Lee Harvey Oswald is the lone gunman

I think it was Oswald's trips to the Soviet Embassy in Mexico City only seven weeks before the assassination, as depicted in a 2017 History Channel series on the investigation into Lee Harvey Oswald, that helped solidify my roughly 40-year belief.

Moreover, Oswald's shooting of Officer Tippit during his escape attempt, I reasoned, was the act of a guilty man. However, some mystery still remains. The law that requires the release of the final documents, some 3,000 files, on the JFK assassination, was enacted 25 years ago today. With public interest enhanced by the Oliver Stone 1991 movie "JFK," a law called the President John F. Kennedy Assassination Records Collection Act, was passed. The law required, according to the New York Times, that the final documents and files related to the case be released on October 26, 2017.

According to CNN News, there is one person who has veto power over the release of some or all of the assassination documents, President Trump.

Although the president intimated last week that he would allow the release of the documents, some feel that he may get advice to the contrary from sensitive insiders.
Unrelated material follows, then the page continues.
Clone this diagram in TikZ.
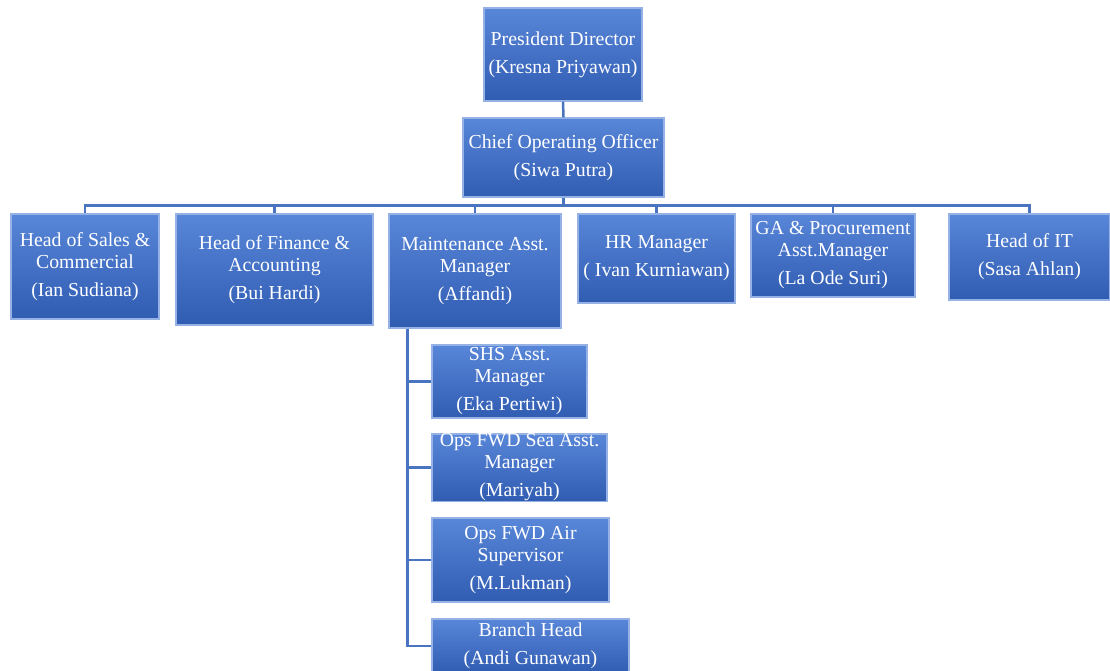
\documentclass[tikz,border=0pt]{standalone}
\usepackage{fontspec}
\setmainfont{Liberation Serif}
\usetikzlibrary{calc}
\definecolor{boxtop}{RGB}{88,134,216}
\definecolor{boxbot}{RGB}{48,92,178}
\definecolor{boxedge}{RGB}{150,178,228}
\definecolor{linkblue}{RGB}{74,116,192}
\tikzstyle{box}=[rectangle,top color=boxtop,bottom color=boxbot,draw=boxedge,line width=1.4pt,inner sep=0pt,anchor=center,align=center,text=white,font=\fontsize{19.8}{22}\selectfont]
\tikzstyle{link}=[draw=linkblue,line width=2.5pt]
\begin{document}
\begin{tikzpicture}[x=1pt,y=-1pt]
	\useasboundingbox (0,0) rectangle (1110,670);

	\node[box, minimum width=158pt, minimum height=93pt](pres) at (563,54.5){President Director\\[6pt](Kresna Priyawan)};
	\node[box, minimum width=201pt, minimum height=79pt](coo) at (563.5,157.5){Chief Operating Officer\\[6pt](Siwa Putra)};

	\node[box, minimum width=148pt, minimum height=105pt](sales) at (85,266.5){Head of Sales \&\\Commercial\\[6pt](Ian Sudiana)};
	\node[box, minimum width=197pt, minimum height=111pt](finance) at (274.5,269.5){Head of Finance \&\\Accounting\\[6pt](Bui Hardi)};
	\node[box, minimum width=172pt, minimum height=114pt](maint) at (475,271){Maintenance Asst.\\Manager\\[6pt](Affandi)};
	\node[box, minimum width=157pt, minimum height=89pt](hr) at (656.5,258.5){HR Manager\\[6pt]( Ivan Kurniawan)};
	\node[box, minimum width=164pt, minimum height=83pt](ga) at (833,255.5){GA \& Procurement\\Asst.Manager\\[6pt](La Ode Suri)};
	\node[box, minimum width=161pt, minimum height=86pt](it) at (1029.5,257){Head of IT\\[6pt](Sasa Ahlan)};

	\node[box, minimum width=155pt, minimum height=73pt](shs) at (509.5,381.5){SHS Asst.\\Manager\\[6pt](Eka Pertiwi)};
	\node[box, minimum width=175pt, minimum height=67pt](sea) at (519.5,467.5){Ops FWD Sea Asst.\\Manager\\[6pt](Mariyah)};
	\node[box, minimum width=177pt, minimum height=84pt](air) at (520.5,560){Ops FWD Air\\Supervisor\\[6pt](M.Lukman)};
	\node[box, minimum width=197pt, minimum height=54pt](branch) at (530.5,646){Branch Head\\[6pt](Andi Gunawan)};

	\draw[link] (pres.south) -- (coo.north);
	\foreach \n in {sales,finance,maint,hr,ga,it}
		\draw[link] (coo.south) -- ++(0,8) -| (\n.north);

	\coordinate (trunk) at ($(maint.south west)+(19,0)$);
	\foreach \n in {shs,sea,air,branch}
		\draw[link] (trunk) |- (\n.west);

\end{tikzpicture}
\end{document}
His latest tweet on the subject, however, seemed to show that he felt the release of the JFK documents may have some value.
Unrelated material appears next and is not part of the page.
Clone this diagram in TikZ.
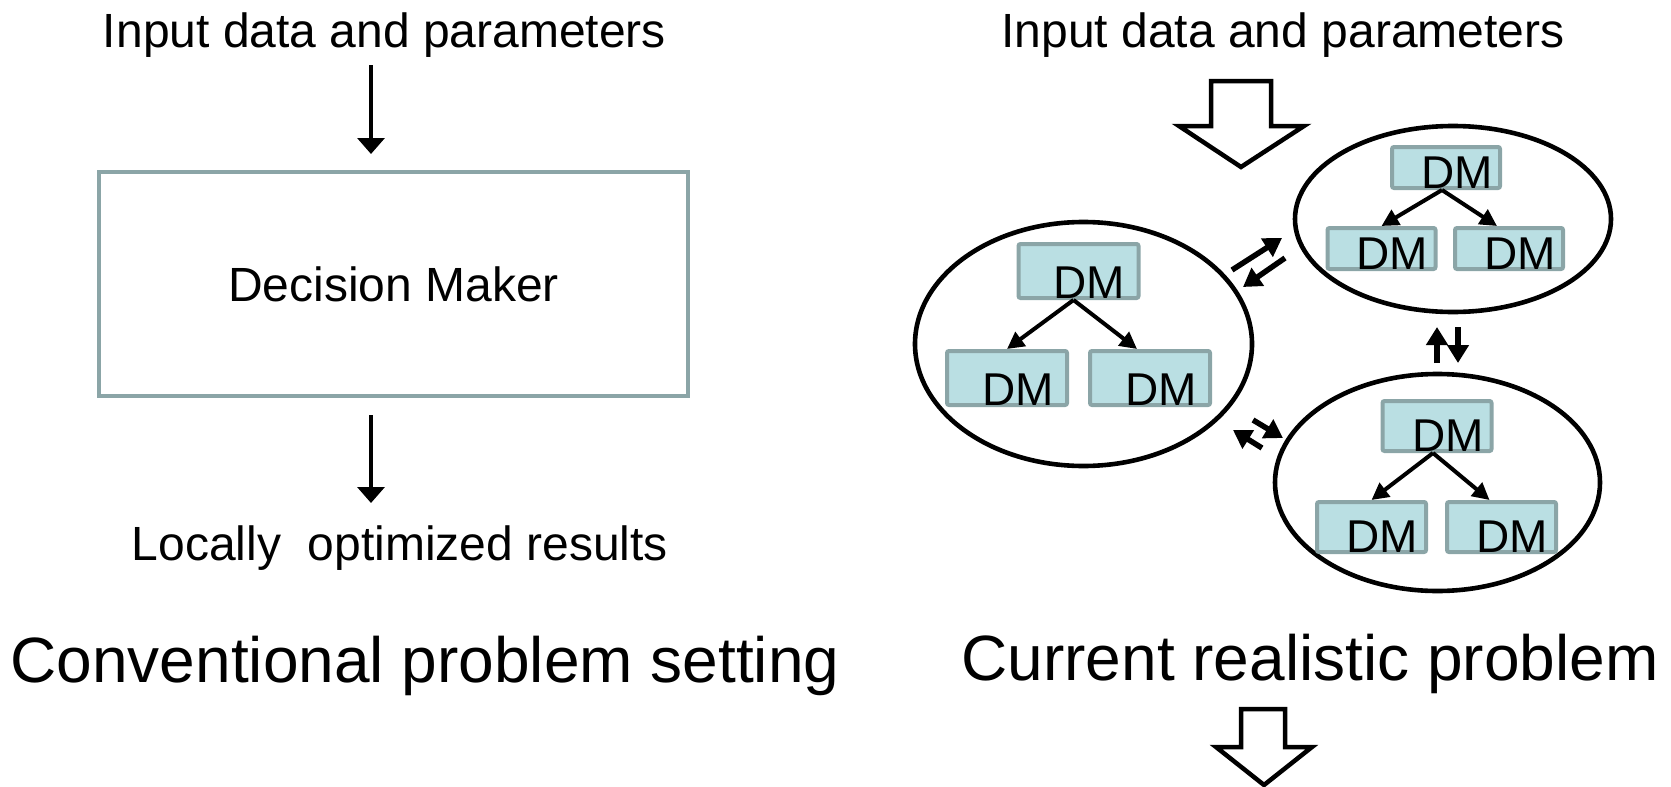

What did the CIA or FBI know?

The documents of many thousands of pages are not thought to contain any new revelations in the who killed JFK question, according to Gerald Posner, author of "Case Closed: Lee Harvey Oswald and the Assassination of JFK." However, in an interview with CNN analyst and talk show host Michael Smerconish, Posner said that interesting material on what happened in Mexico City -- with Oswald and the Soviet Embassy, could emerge.

The thoughts of Clint Hill -- former Secret Service detail for the Kennedy's and four other Presidents between 1958 and 1975 -- were similar. When interviewed by Wolf Blitzer of CNN, he said he believed that there may be embarrassing information regarding the CIA or FBI in the remaining Kennedy documents, regarding information that they knew or should have known.

Hill related that perhaps there was information in their possession that in hindsight the agencies would have acted on, that may have prevented Lee Harvey Oswald from being successful. Clint Hill was the secret serviceman in the iconic photograph of him jumping on the back of the presidential limousine following the shots that killed the president. He was credited with keeping Mrs. Kennedy safe when she was desperately reaching over the back of the moving vehicle trying to recover shards of the president's head following the gunfire.